Note that there's an implicit assumption: that the array expression refers to an array object in the first place. In most cases, it does (the simplest case is when the array expression is the name of a declared array object) -- but in this one case, there is no array object.

If a function returns a struct, the struct result is returned by value. In this case, the struct contains an array, giving us an array value with no corresponding array object, at least logically. So the array expression bar().c decays to a pointer to the first element of ... er, um, ... an array object that doesn't exist.

The 2011 ISO C standard addresses this by introducing "temporary lifetime", which applies only to "A non-lvalue expression with structure or union type, where the structure or union contains a member with array type" (N1570 6.2.4p8). Such an object may not be modified, and its lifetime ends at the end of the containing full expression or full declarator.

So as of C2011, your program's behavior is well defined. The printf call gets a pointer to the first element of an array that's part of a struct object with temporary lifetime; that object continues to exist until the printf call finishes.

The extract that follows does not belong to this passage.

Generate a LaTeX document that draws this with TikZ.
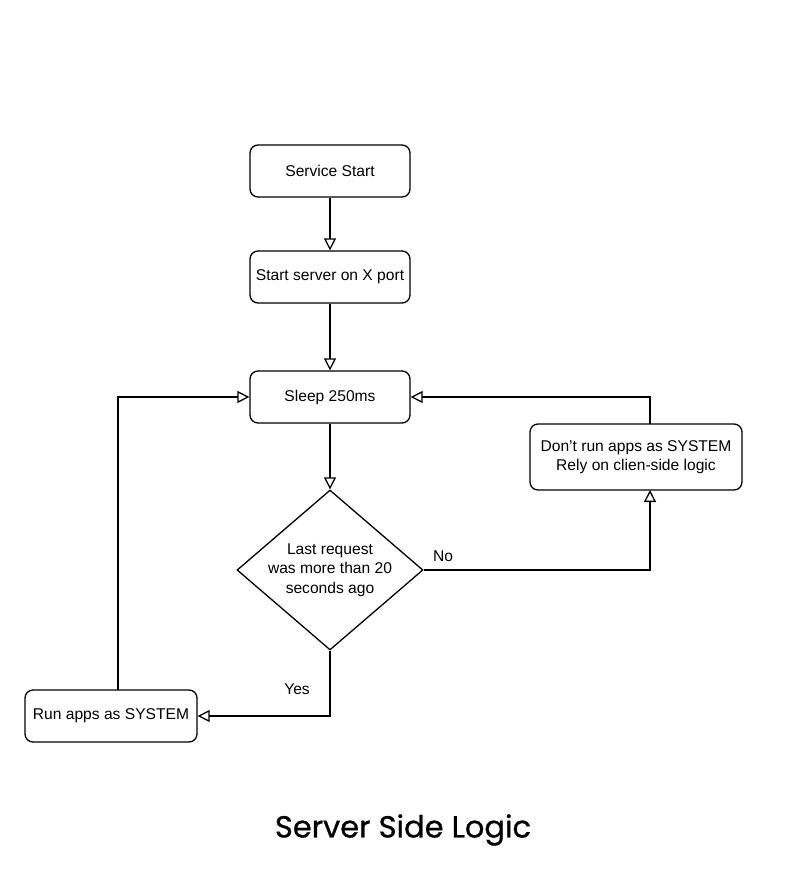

But as of C99, the behavior is undefined -- not necessarily because of the clause you quote (as far as I can tell, there is no intervening sequence point), but because C99 doesn't define the array object that would be necessary for the printf to work.

If your goal is to get this program to work, rather than to understand why it might fail, you can store the result of the function call in an explicit object:

const struct s result = bar();
printf("%s", result.c);

Now you have a struct object with automatic, rather than temporary, storage duration, so it exists during and after the execution of the printf call.



回答2:

The sequence point occurs at the end of the full expression- i.e., when printf returns in this example. There are other cases where sequence points occur

Effectively, this rule states that function temporaries do not live beyond the next sequence point- which in this case, occurs well after it's use, so your program has quite well-defined behaviour.

Here's a simple example of not well-defined behaviour:

char* c = bar().c; *c = 5; // UB

Here, the sequence point is met after c is created, and the memory it points to is destroyed, but we then attempt to access c, resulting in UB.



回答3:

In C99 there is a sequence point at the call to a function, after the arguments have been evaluated (C99 6.5.2.2/10).

So, when bar().c is evaluated, it results in a pointer to the first element in the char c[7] array in the struct returned by bar(). However, that pointer gets copied into an argument (a nameless argument as it happens) to printf(), and by the time the call is actually made to the printf() function the sequence point mentioned above has occurred, so the member that the pointer was pointing to may no longer be alive.

As Keith Thomson mentions, C11 (and C++) make stronger guarantees about the lifetime of temporaries, so the behavior under those standards would not be undefined.